Der Kulturbetreiber Oyoun geht juristisch gegen die Streichung von Fördermitteln nach Antisemitismusvorwürfen vor. Unabhängig davon will der Senat einen Neustart in dem Neuköllner Kulturzentrum.
Der mit Antisemitismusvorwürfen konfrontierte Betreiber Oyoun muss das Kulturzentrum in der Lucy-Lameck-Straße in Berlin-Neukölln spätestens zum Jahresende verlassen. Der Kulturstandort wird neu ausgeschrieben, der Neubetrieb mit einem neuen Konzept soll zum 1. Januar 2025 starten. Das geht aus einer Antwort der Kulturverwaltung auf eine parlamentarische Anfrage der Linken hervor, über die zuerst die Zeitung „nd“ berichtete. Demnach soll die Ausschreibung im Spätsommer erfolgen. Eine Entscheidung über den neuen Betreiber werde dann voraussichtlich im Spätherbst 2024 getroffen.

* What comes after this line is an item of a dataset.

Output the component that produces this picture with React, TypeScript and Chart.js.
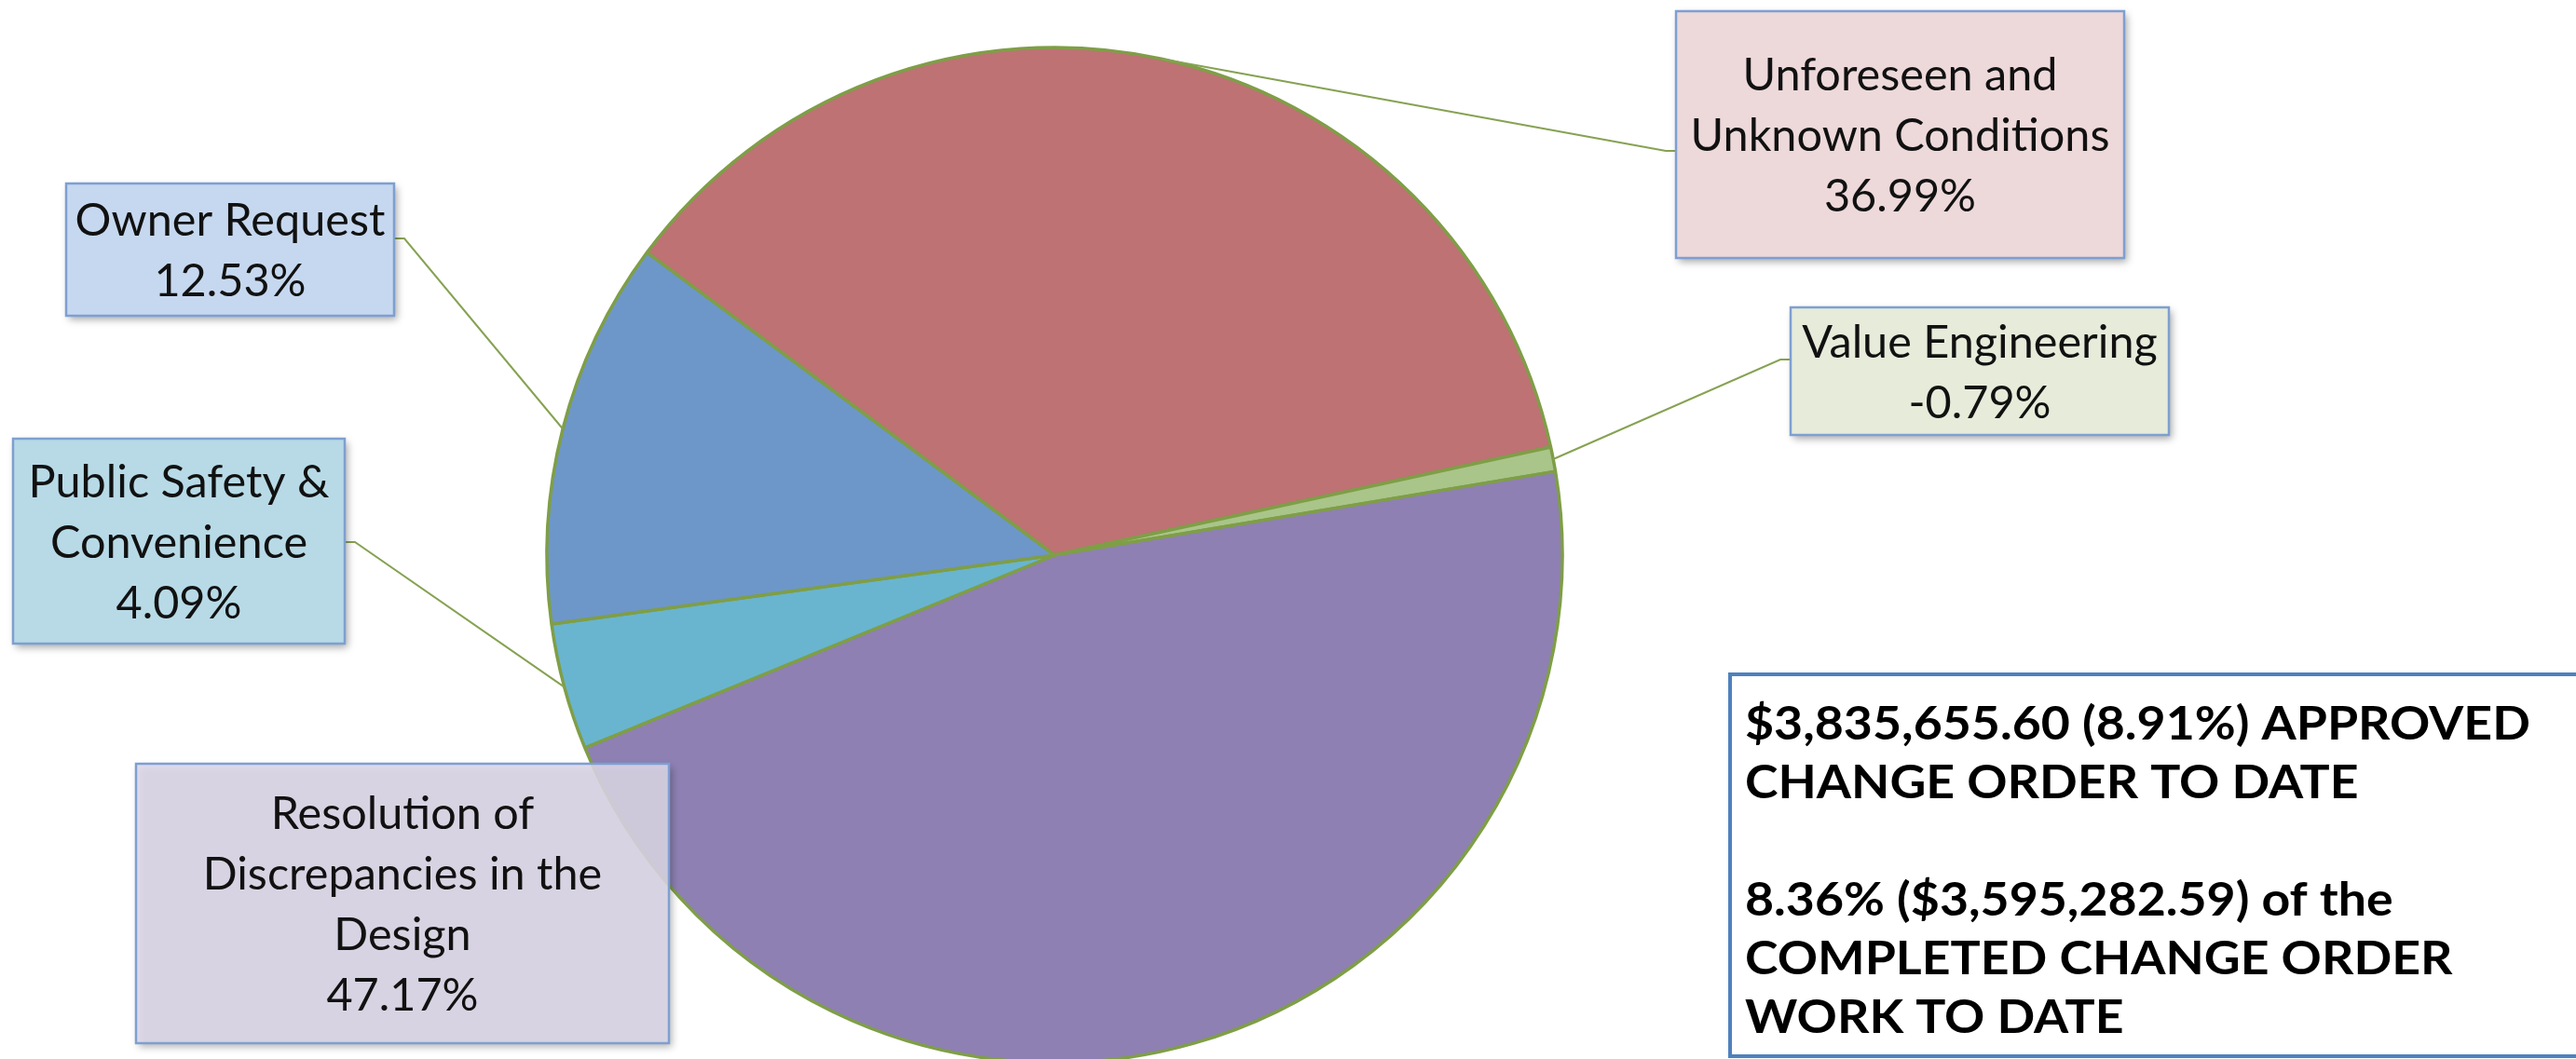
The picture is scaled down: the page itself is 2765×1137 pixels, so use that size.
import React, { useEffect, useRef } from 'react';
import { Chart, registerables } from 'chart.js';

Chart.register(...registerables);

// ---- data ----
const categories = [
  'Unforeseen and\nUnknown Conditions',
  'Value Engineering',
  'Resolution of\nDiscrepancies in the\nDesign',
  'Public Safety &\nConvenience',
  'Owner Request',
];
const values = [36.99, -0.79, 47.17, 4.09, 12.53];
const sliceColors = ['#BE7274', '#A9C589', '#8E80B3', '#69B5CF', '#6D97C9'];
const boxFills = ['#EDD8DA', '#E6EBDA', 'rgba(221,215,232,0.88)', '#B7DAE6', '#C6D8EF'];
const summaryLines = [
  '$3,835,655.60 (8.91%) APPROVED',
  'CHANGE ORDER TO DATE',
  '',
  '8.36% ($3,595,282.59) of the',
  'COMPLETED CHANGE ORDER',
  'WORK TO DATE',
];

// ---- layout (style only) ----
type Box = { x: number; y: number; w: number; h: number; side: 'left' | 'right' | null; cy: number };
const boxes: Box[] = [
  { x: 1799, y: 12, w: 481, h: 265, side: 'left', cy: 162 },
  { x: 1922, y: 330, w: 406, h: 137, side: 'left', cy: 386 },
  { x: 146, y: 820, w: 572, h: 300, side: null, cy: 0 },
  { x: 14, y: 471, w: 356, h: 220, side: 'right', cy: 582 },
  { x: 71, y: 197, w: 352, h: 142, side: 'right', cy: 256 },
];

const labelPlugin = {
  id: 'calloutLabels',
  afterDatasetsDraw(chart: any) {
    const ctx: CanvasRenderingContext2D = chart.ctx;
    const meta = chart.getDatasetMeta(0);
    ctx.save();
    ctx.font = '100px Lato';
    const refW = ctx.measureText('Unknown Conditions').width;
    const fs = (100 * 450) / refW;
    const lineH = 65;

    meta.data.forEach((arc: any, i: number) => {
      const b = boxes[i];
      const p = arc.getProps(['x', 'y', 'startAngle', 'endAngle', 'outerRadius'], true);
      const mid = (p.startAngle + p.endAngle) / 2;
      const px = p.x + Math.cos(mid) * p.outerRadius;
      const py = p.y + Math.sin(mid) * p.outerRadius;

      if (b.side) {
        const edgeX = b.side === 'left' ? b.x : b.x + b.w;
        const elbowX = b.side === 'left' ? b.x - 11 : b.x + b.w + 11;
        ctx.beginPath();
        ctx.moveTo(px, py);
        ctx.lineTo(elbowX, b.cy);
        ctx.lineTo(edgeX, b.cy);
        ctx.strokeStyle = '#86A252';
        ctx.lineWidth = 2;
        ctx.stroke();
      }

      // box
      ctx.save();
      ctx.shadowColor = 'rgba(0,0,0,0.35)';
      ctx.shadowBlur = 8;
      ctx.shadowOffsetX = 3;
      ctx.shadowOffsetY = 4;
      ctx.fillStyle = boxFills[i];
      ctx.fillRect(b.x, b.y, b.w, b.h);
      ctx.restore();
      ctx.strokeStyle = '#7E9FD1';
      ctx.lineWidth = 2.5;
      ctx.strokeRect(b.x, b.y, b.w, b.h);

      // text
      const lines = categories[i].split('\n').concat([values[i].toFixed(2) + '%']);
      ctx.fillStyle = '#111';
      ctx.font = `${fs}px Lato`;
      ctx.textAlign = 'center';
      ctx.textBaseline = 'middle';
      const cy = b.y + b.h / 2;
      const first = cy - ((lines.length - 1) * lineH) / 2;
      lines.forEach((t, k) => {
        ctx.fillText(t, b.x + b.w / 2, first + k * lineH + 2);
      });
    });

    // summary box
    ctx.fillStyle = '#fff';
    ctx.fillRect(1857, 724, 1000, 410);
    ctx.strokeStyle = '#4F81BD';
    ctx.lineWidth = 4;
    ctx.strokeRect(1857, 724, 1000, 410);
    ctx.font = 'bold 50px Lato';
    ctx.textAlign = 'left';
    ctx.textBaseline = 'alphabetic';
    ctx.fillStyle = '#000';
    const sx = 843 / ctx.measureText(summaryLines[0]).width;
    summaryLines.forEach((t, k) => {
      if (!t) return;
      ctx.save();
      ctx.translate(1873, 794 + k * 63);
      ctx.scale(sx, 1);
      ctx.fillText(t, 0, 0);
      ctx.restore();
    });
    ctx.restore();
  },
};

export default function App() {
  const ref = useRef<HTMLCanvasElement>(null);
  useEffect(() => {
    if (!ref.current) return;
    const chart = new Chart(ref.current, {
      type: 'pie',
      data: {
        labels: categories.map((c) => c.replace(/\n/g, ' ')),
        datasets: [
          {
            data: values,
            backgroundColor: sliceColors,
            borderColor: '#7F9E47',
            borderWidth: 3.5,
            clip: false as any,
          },
        ],
      },
      options: {
        responsive: true,
        maintainAspectRatio: false,
        animation: false,
        events: [],
        rotation: -53.4,
        radius: 545,
        layout: { padding: { left: 0, right: 501, top: 55, bottom: 0 } },
        plugins: { legend: { display: false }, tooltip: { enabled: false } },
      } as any,
      plugins: [labelPlugin],
    });
    return () => chart.destroy();
  }, []);
  return (
    <div style={{ position: 'fixed', left: 0, top: 0, width: 2765, height: 1137, background: '#fff' }}>
      <canvas ref={ref} style={{ display: 'block' }} />
    </div>
  );
}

„Die Entscheidung, ein neues Betreiberkonzept für das Kulturzentrum an der Lucy-Lameck-Straße zu suchen, entspricht dem Landesinteresse an Kulturangeboten und kultureller Bildung, die die Vielfalt der kulturellen und politischen Diskussionsräume nicht verengen, sondern erweitern“, erklärte die Kulturverwaltung von Senator Joe Chialo (CDU) in ihrer Antwort. „Die Kulturschaffenden Berlins sind mit der Neuausschreibung eingeladen, sich dafür zu bewerben.“
Fördergelder vorzeitig gestoppt
Ende 2023 hatte die Kulturverwaltung die Auszahlung von Fördergeldern in Millionenhöhe für Oyoun gestoppt, die eigentlich noch bis Ende 2025 fließen sollten. Hintergrund waren unter anderem Vorwürfe möglicherweise antisemitischer Haltungen bei einer Veranstaltung in den Räumen von Oyoun im November 2023.
Oyoun hat gegen den Förderstopp geklagt, sowohl vor dem Verwaltungs- als auch vor dem Oberverwaltungsgericht ohne Erfolg. Im Juli hob allerdings der Verfassungsgerichtshof den Beschluss des Oberverwaltungsgerichts vom März auf und verwies den Fall zurück. Der Verein sah sein rechtliches Gehör verletzt, dem folgten die Verfassungsrichter. Sie ließen aber ausdrücklich offen, ob Oyoun Anspruch auf weitere Förderung hat.
Neuausschreibung unabhängig von Gerichtsverfahren
Die Neuausschreibung des Kulturzentrums erfolgt laut Kulturverwaltung unabhängig von den noch offenen juristischen Verfahren vor Gericht. Das Land hat gegen Oyoun auch eine Räumungsklage angestrengt. Nach Angaben der Kulturverwaltung weigert sich das Projekt seit dem letzten Jahreswechsel, aus den landeseigenen Räumlichkeiten auszuziehen.
Oyoun beschreibt seine eigene Mission so: Das Zentrum „erdenkt, entwickelt und setzt künstlerisch-kulturelle Projekte durch dekoloniale, queer*feministische und migrantische Blickwinkel um“. Die Institution beziehungsweise die gemeinnützige Gesellschaft Kultur NeuDenken erhielt nach früheren Angaben der Kulturverwaltung für 2023 gut eine Million Euro vom Land Berlin. Ein Oyoun-Förderantrag für das Jahr 2024 in ähnlicher Höhe wurde abgelehnt.